The ambiguity comes from the way you group the components together to form the compound. You could group piston and head together, then that with rocker, and finally with cap which could be represented as (((piston head) rocker) cap). This might be the cap for a rocker that’s associated with a piston’s head.

However, you could group the same nouns together in different ways, such as:

(piston (head (rocker cap))) – the most important or highest (i.e. head) rocker cap, that is being used as a piston
((piston head) (rocker cap)) – a piston head that is acting as a rocker cap

The more nouns being grouped together, the more ways there are of doing the grouping. The number of ways grows very quickly with the number of words – the number of ways is a Catalan number.

What’s the same and what’s different?

Think about these words: jump / leap / spring / vault / dive. Are they the same? Are they similar? Could you always use one in the place of the others? If they’re not identical, how are they different?

This is the realm of a thesaurus, but also everyday language. If someone’s searching for leap, do you return results that don’t match leap but do match jump? What if they search for leap year? If they search for spring, do you show matches for jump, for Struts (or other Java frameworks), for escape and so on?

It’s possible to define things in too tight a way, which forces the user to guess exactly the way the computer or the author of e.g. some web site in a search index uses to express something. On the other hand, if things are too loose then you get all kinds of things that the user considers irrelevant, which drown out the useful stuff.

Morphology

Another way in which things can be the same or different relates to morphology. Are the singular and plural versions of a noun the same? How about the different tenses of a verb?

What about words that serve different roles in a sentence but are related such as history / historical / historically? If I search for historical re-enactor, should it also find results that match re-enactor of history?

Pronouns

Pronouns, such as it, they and so on, are like variables in a program that are looking for a value by becoming a reference to something else. Deliberately ambiguous pronouns, i.e. pronouns that could refer to two or more other things, are a bugbear of Cinema Sins videos (hence The Pronoun Game).

In order to find a meaning for a pronoun you need to keep track of the context of the text so far. This might have a nested structure, similar to nested scopes in a program. You can sometimes filter down the list of options by matching up number and gender of things. This spills over into idiom – for instance she might refer to a ship, the Earth etc.

Mistakes

There is more than one kind of mistake someone could make. The first is typos like mis-spelling psychiatrist or receive.
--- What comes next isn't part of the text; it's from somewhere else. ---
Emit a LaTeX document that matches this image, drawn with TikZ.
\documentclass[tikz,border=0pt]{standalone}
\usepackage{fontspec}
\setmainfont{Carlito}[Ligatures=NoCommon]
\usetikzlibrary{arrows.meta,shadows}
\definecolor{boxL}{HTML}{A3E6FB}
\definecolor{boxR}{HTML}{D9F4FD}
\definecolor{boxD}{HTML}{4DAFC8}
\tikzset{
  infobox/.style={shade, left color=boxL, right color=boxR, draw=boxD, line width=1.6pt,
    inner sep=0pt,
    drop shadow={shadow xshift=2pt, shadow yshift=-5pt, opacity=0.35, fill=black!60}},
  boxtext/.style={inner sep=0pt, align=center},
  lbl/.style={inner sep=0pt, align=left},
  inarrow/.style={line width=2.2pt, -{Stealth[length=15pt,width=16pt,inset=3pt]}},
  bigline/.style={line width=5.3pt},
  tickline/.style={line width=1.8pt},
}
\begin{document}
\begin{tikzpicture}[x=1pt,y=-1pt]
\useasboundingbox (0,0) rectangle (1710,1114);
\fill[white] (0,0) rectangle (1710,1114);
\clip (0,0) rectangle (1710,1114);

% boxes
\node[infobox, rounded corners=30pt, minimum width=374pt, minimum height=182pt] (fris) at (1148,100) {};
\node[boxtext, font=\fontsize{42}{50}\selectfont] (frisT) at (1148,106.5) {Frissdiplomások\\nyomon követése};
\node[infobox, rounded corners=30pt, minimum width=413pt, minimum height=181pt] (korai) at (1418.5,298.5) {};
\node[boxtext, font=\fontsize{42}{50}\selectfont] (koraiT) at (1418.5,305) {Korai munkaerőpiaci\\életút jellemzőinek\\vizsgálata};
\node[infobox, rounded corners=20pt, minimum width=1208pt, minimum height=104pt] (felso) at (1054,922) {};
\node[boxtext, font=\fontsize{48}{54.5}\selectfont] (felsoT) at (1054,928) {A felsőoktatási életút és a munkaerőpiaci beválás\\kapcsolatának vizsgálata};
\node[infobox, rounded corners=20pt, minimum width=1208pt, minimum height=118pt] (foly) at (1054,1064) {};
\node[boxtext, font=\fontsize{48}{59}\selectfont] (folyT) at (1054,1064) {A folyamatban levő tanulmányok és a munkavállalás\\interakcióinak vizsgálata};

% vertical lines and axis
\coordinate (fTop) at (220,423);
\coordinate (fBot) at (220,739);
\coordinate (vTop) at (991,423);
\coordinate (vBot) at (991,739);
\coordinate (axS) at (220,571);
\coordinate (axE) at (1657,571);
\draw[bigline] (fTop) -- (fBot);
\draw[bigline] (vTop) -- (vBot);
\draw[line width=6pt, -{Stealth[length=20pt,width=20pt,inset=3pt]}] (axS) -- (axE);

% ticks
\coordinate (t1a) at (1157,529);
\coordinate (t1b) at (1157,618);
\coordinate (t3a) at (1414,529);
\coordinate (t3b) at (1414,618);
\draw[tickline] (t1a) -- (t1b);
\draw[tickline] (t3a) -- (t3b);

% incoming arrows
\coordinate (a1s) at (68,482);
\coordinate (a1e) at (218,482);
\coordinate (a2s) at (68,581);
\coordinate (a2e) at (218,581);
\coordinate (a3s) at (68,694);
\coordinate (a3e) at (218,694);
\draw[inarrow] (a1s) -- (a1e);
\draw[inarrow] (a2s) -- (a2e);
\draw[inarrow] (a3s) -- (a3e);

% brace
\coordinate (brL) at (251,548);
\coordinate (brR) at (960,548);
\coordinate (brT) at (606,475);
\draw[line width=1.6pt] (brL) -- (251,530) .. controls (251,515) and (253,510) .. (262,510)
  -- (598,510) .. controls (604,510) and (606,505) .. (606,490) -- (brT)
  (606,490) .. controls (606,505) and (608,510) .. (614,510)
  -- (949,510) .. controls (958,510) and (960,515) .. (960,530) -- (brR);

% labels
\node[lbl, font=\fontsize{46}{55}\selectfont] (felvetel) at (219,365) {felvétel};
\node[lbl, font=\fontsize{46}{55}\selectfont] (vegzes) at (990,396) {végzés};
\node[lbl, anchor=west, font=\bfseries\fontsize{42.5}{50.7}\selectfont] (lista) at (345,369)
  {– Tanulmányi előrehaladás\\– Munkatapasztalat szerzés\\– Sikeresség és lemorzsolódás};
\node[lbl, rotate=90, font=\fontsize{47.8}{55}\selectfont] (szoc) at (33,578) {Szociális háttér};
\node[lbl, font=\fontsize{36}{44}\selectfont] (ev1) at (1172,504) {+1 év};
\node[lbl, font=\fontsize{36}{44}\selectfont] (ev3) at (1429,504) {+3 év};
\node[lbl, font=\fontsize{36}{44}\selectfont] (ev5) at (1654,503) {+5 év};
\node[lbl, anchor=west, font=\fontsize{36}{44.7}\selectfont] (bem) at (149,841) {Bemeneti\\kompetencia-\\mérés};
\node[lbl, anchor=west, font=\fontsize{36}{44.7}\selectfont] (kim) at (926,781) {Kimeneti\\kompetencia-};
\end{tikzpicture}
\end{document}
These can sometimes be easy to spot – if the error doesn’t push the word all the way to being a different word. They can sometimes be avoided, for instance if the user interface can offer suggestions via auto-complete.

It might not be practicable to have a mapping of mistake to intended word for all mistakes. Instead you might try to find the best match in your dictionary for an arbitrary input word using something like the Levenshtein distance.

The user might correctly spell a word, but pick the wrong one, for instance your / you’re, its / it’s or there / their / they’re. This is an area where you need to make a decision about pedantry. Even though it might be correct to say fewer options, should you accept it when the user says less options? Should a search expression that includes less options find matches for fewer options and vice versa?

Even more variability

Variability is not just word A vs. word B in the same slot, or word A mis-spelled. The same or similar meaning can be contained in very different sentence structures:

Tea, white, no sugar.
Tea, please.
Can I have a cup of tea, please?
I’d like a cup of tea.
I’m gasping for a cuppa.
Is the kettle on?
Can you squeeze the pot?

Anarchy in the UK: Would you like some tea? No. — Image credit

Forcing people to express themselves in one way is like the annoying text-based computer adventure games from the 1980s. Yes it’s harder to implement, but it’s what users expect.

How do you search in Google? Do you ask a fully-formed question? Do you just specify a series of keywords?

Foreign languages

You might not think that this applies to you, but it illustrates some of the other points already mentioned. Different languages group concepts differently, so it isn’t always possible to translate exactly from one language to another. Either the concept doesn’t exist, or it has different associations with other concepts. For instance, languages don’t divide the spectrum up into colours in the same way.

It might appear that you’re free of such brain-bending concepts because you’re dealing with only one language, but one language is a slippery term. You might be tripped up by differences between e.g. American English and British English, or Peninsular Spanish and Spanish of the Americas.

For instance, American English has a plural form of you – y’all – that doesn’t exist in British English. In French and German the plural form of you is also formal (vous / sie) and there’s an informal singular you (tu / du). British English used to make this distinction (thee for informal singular, and you for formal or plural) but has lost it.

If you are interested in this kind of thing, I recommend Le Ton Beau de Marot by Douglas Hofstadter.

Summary

Well done for reading this. In fact, well done for reading at all. You’re amazing. Writing can efficiently convey a single fact, or it can be deliberately opaque or ambiguous to evoke a cluster of emotions. It is an area of self-expression, and where people make mistakes. It’s no wonder that computers find it hard.